PASURUAN. CBN-INDONESIA – Bupati dan Wakil Bupati Pasuruan Rusdi Sutejo (Mas Rusdi) – (Gus Shobih) berhasil menyelesaikan persoalan sengketa tanah yang ditempati SDN Jeladri I, Kecamatan Winongan Kabupaten Pasuruan.
Sengketa ini sudah terjadi sejak 10 tahun lalu, tapi belum ada penyelesaian. Di tangan Mas Rusdi – Gus Shobih persoalan ini dapat diselesaikan.
Ahli waris menuntut ganti rugi atas tanah yang ditempati SDN Jeladri.
Ahli waris mengklaim tanah itu adalah tanah dari orang tuanya, bukan milik sekolah.
Wabup Pasuruan Gus Shobih bersama rombongan datang ke SDN Jeladri I, Rabu (26/2/2025) pagi untuk melihat kondisi terakhir sekolah.
Selain itu, Gus Shobih juga melepas sebuah banner dan poster yang digunakan ahli waris untuk menyegel beberapa ruang kelas di sekolah itu.
Pembukaan penyegelan ini menjadi angin segar bagi siswa-siswi dan guru di SD Jeladri I ini karena mereka akan bisa bersekolah lagi di
sini.
Wabup Pasuruan Gus Shobih mengaku bersyukur bisa menuntaskan salah satu pekerjaan rumah Pemkab Pasuruan yang berkaitan dengan hajat hidup orang banyak.

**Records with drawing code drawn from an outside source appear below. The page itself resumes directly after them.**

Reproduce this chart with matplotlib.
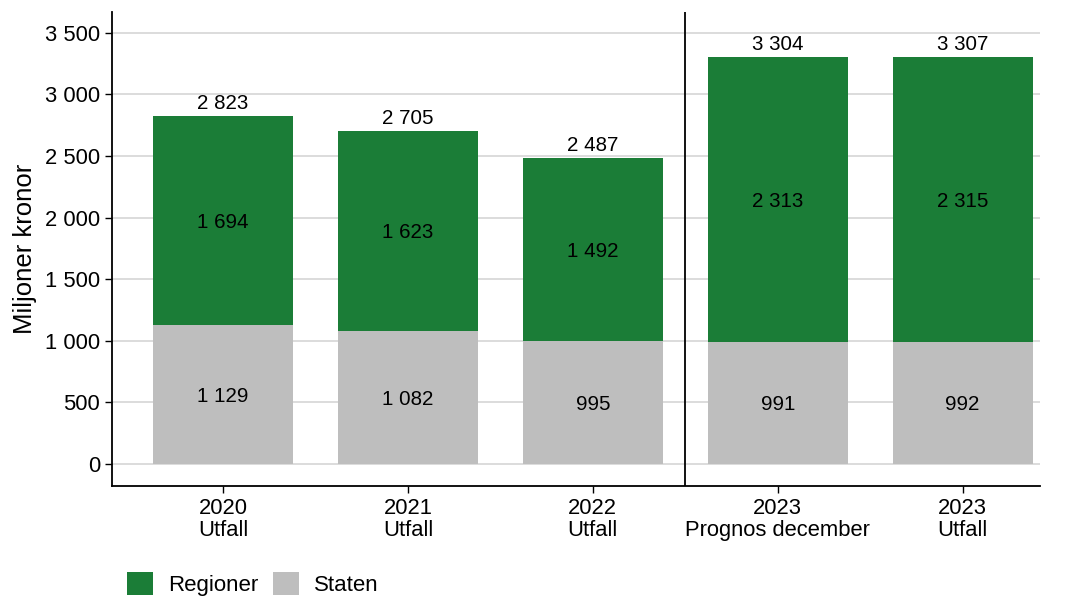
import numpy as np
import matplotlib.pyplot as plt

plt.rcParams['font.family'] = ['Liberation Sans', 'DejaVu Sans']

categories = ['2020\nUtfall', '2021\nUtfall', '2022\nUtfall', '2023\nPrognos december', '2023\nUtfall']
staten = [1129, 1082, 995, 991, 992]
regioner = [1694, 1623, 1492, 2313, 2315]
totals = [2823, 2705, 2487, 3304, 3307]

green = '#1b7d37'
grey = '#bebebe'


def fmt(v):
    return f'{v:,}'.replace(',', ' ')


fig = plt.figure(figsize=(10.67, 5.97), dpi=100)
ax = fig.add_axes([0.105, 0.186, 0.87, 0.794])

x = np.arange(len(categories))
w = 0.757
ax.bar(x, staten, width=w, color=grey, label='Staten', zorder=2)
ax.bar(x, regioner, width=w, bottom=staten, color=green, label='Regioner', zorder=2)

for i in range(len(x)):
    ax.text(x[i], staten[i] / 2 - 15, fmt(staten[i]), ha='center', va='center', fontsize=14.8, zorder=3)
    ax.text(x[i], staten[i] + regioner[i] / 2 - 15, fmt(regioner[i]), ha='center', va='center',
            fontsize=14.8, zorder=3)
    ax.text(x[i], totals[i] + 25, fmt(totals[i]), ha='center', va='bottom', fontsize=14.8, zorder=3)

ax.axvline(2.5, color='black', lw=1.3, zorder=3)

ax.set_xlim(-0.6, 4.42)
ax.set_ylim(-178, 3670)
yt = np.arange(0, 3501, 500)
ax.set_yticks(yt)
ax.set_yticklabels([fmt(v) for v in yt])
ax.set_xticks(x)
ax.set_xticklabels(categories, linespacing=1.05)
ax.tick_params(axis='both', labelsize=15.8, length=5, width=1, color='black')
ax.yaxis.grid(True, color='#d9d9d9', lw=1.3, zorder=0)
ax.set_axisbelow(True)
for s in ['top', 'right']:
    ax.spines[s].set_visible(False)
for s in ['left', 'bottom']:
    ax.spines[s].set_linewidth(1.3)
ax.set_ylabel('Miljoner kronor', fontsize=18.5, labelpad=6)

h, l = ax.get_legend_handles_labels()
fig.legend(h[::-1], l[::-1], loc='lower left', bbox_to_anchor=(0.1, -0.032), ncol=2,
           frameon=False, fontsize=16, handlelength=1.17, handleheight=1.17,
           columnspacing=0.68, handletextpad=0.68)

fig.savefig('out.png', dpi=100)
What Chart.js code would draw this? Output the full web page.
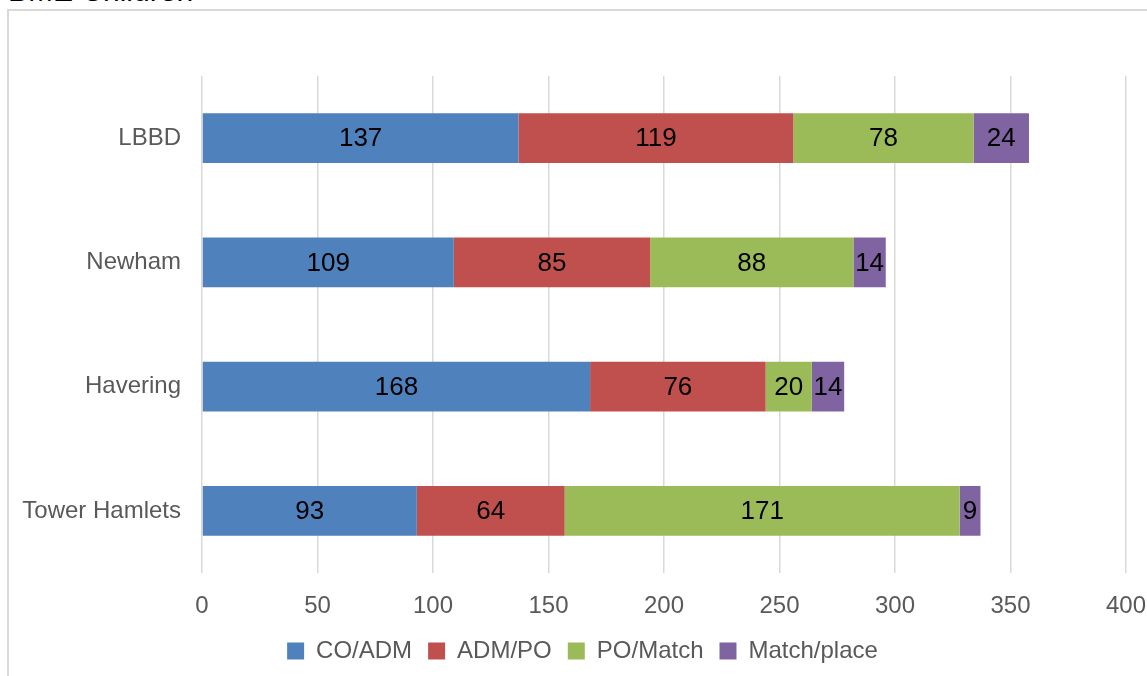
<!DOCTYPE html>
<html>
<head>
<meta charset="utf-8">
<script src="https://cdn.jsdelivr.net/npm/chart.js@4/dist/chart.umd.min.js"></script>
<style>
  html, body { margin: 0; padding: 0; background: #fff; overflow: hidden; }
  #wrap { position: relative; width: 1147px; height: 676px; overflow: hidden; }
  #frame { position: absolute; left: 7px; top: 9px; width: 1200px; height: 720px;
           border: 2px solid #d9d9d9; box-sizing: border-box; }
  #title { position: absolute; left: 8px; top: -24px; font: 30px/30px "Liberation Sans", Arial, sans-serif;
           color: #000; white-space: nowrap; }
  #chart { position: absolute; left: 0; top: 0; }
</style>
</head>
<body>
<div id="wrap">
  <div id="frame"></div>
  <div id="title">BME Children</div>
  <canvas id="chart" width="1147" height="676"></canvas>
</div>
<script>
const boroughs = ['LBBD', 'Newham', 'Havering', 'Tower Hamlets'];
const coAdm = [137, 109, 168, 93];
const admPo = [119, 85, 76, 64];
const poMatch = [78, 88, 20, 171];
const matchPlace = [24, 14, 14, 9];
const xTicks = [0, 50, 100, 150, 200, 250, 300, 350, 400];

const FONT = '"Liberation Sans", Arial, sans-serif';

// write each segment's value in the middle of its bar
const barLabels = {
  id: 'barLabels',
  afterDatasetsDraw(chart) {
    const ctx = chart.ctx;
    ctx.save();
    ctx.font = '26px ' + FONT;
    ctx.fillStyle = '#000';
    ctx.textAlign = 'center';
    ctx.textBaseline = 'middle';
    chart.data.datasets.forEach((ds, i) => {
      chart.getDatasetMeta(i).data.forEach((bar, j) => {
        const cx = (bar.x + bar.base) / 2;
        ctx.fillText(ds.data[j], cx, bar.y + 1);
      });
    });
    ctx.restore();
  }
};

const ctx = document.getElementById('chart').getContext('2d');
new Chart(ctx, {
  type: 'bar',
  data: {
    labels: boroughs,
    datasets: [
      { label: 'CO/ADM', data: coAdm, backgroundColor: '#4f81bd' },
      { label: 'ADM/PO', data: admPo, backgroundColor: '#c0504d' },
      { label: 'PO/Match', data: poMatch, backgroundColor: '#9bbb59' },
      { label: 'Match/place', data: matchPlace, backgroundColor: '#8064a2' }
    ]
  },
  options: {
    indexAxis: 'y',
    responsive: false,
    animation: false,
    barPercentage: 0.8,
    categoryPercentage: 0.5,
    layout: { padding: { top: 76, right: 0, left: 18, bottom: 3 } },
    scales: {
      x: {
        stacked: true,
        min: 0,
        max: 400,
        afterBuildTicks: axis => { axis.ticks = xTicks.map(v => ({ value: v })); },
        afterFit: axis => {
          axis.height = 50;
          axis.paddingRight = 21;  // room for the "400" label only
        },
        grid: { color: '#d9d9d9', lineWidth: 1.5, drawTicks: false },
        border: { display: false },
        ticks: { padding: 19, color: '#595959', font: { family: FONT, size: 24 } }
      },
      y: {
        stacked: true,
        afterFit: axis => { axis.width = 184; },
        grid: { display: false, drawTicks: false },
        border: { display: false },
        ticks: { padding: 21, color: '#595959', font: { family: FONT, size: 24 } }
      }
    },
    plugins: {
      legend: {
        position: 'bottom',
        labels: {
          boxWidth: 17,
          boxHeight: 17,
          padding: 16,
          color: '#595959',
          font: { family: FONT, size: 24 }
        }
      },
      tooltip: { enabled: false }
    }
  },
  plugins: [barLabels]
});
</script>
</body>
</html>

Dan itu memang menjadi salah satu komitmen dirinya bersama Bupati Mas Rusdi membawa perubahan untuk Kabupaten Pasuruan.
Salah satu bentuk perubahan itu adalah menuntaskan beberapa persoalan yang ada di masyarakat dan belum ada titik temunya.
Dia mengatakan, jika dilihat dari dokumen yang ada, bukti kepemilikan yang dimiliki sekolah sudah cukup kuat, maka hari ini Pemkab Pasuruan resmi membuka lagi sekolah.
“Jadi saya ke sini ingin memastikan sekolah ini bisa beroperasi lagi, dan memastikan segel yang dibuat ahli waris dilepas atau dicopot,” ungkapnya.
Sekali lagi, ia menegaskan jika SDN Jeladri I ini sudah bisa ditempati. Tidak boleh lagi ada penyegelan atau larangan anak-anak sekolah.
“Mulai tanggal 6, anak-anak sudah bisa kembali ke sekolah untuk mengikuti kegiatan belajar mengajar seperti semula,” tambah dia.
Sekadar informasi, ratusan siswa SDN Jeladri I harus berpindah tempat dua kali karena sengketa lahan ini.
Pertama, anak – anak dipindahkan ke Madrasah Diniyah (Madin) karena sekolah sedang dibangun. Namun, pembangunan terhenti karena dilarang ahli waris.
Menurut Gus Shobih, dokumen yang dimiliki sekolah sudah cukup kuat. Jika tidak terima, dia mempersilahkan ahli waris untuk menempuh jalur hukum.
“Ini negara hukum, kalau memang merasa punya bukti kuat ya silahkan digugat, tinggal nanti dibuktikan di pengadilan, kita juga punya bukti dokumen kuat,” urainya.
Selanjutnya, Madin juga direnovasi. Akhirnya, anak – anak ini harus dipindahkan ke rumah-rumah warga untuk mengikuti kegiatan belajar mengajar.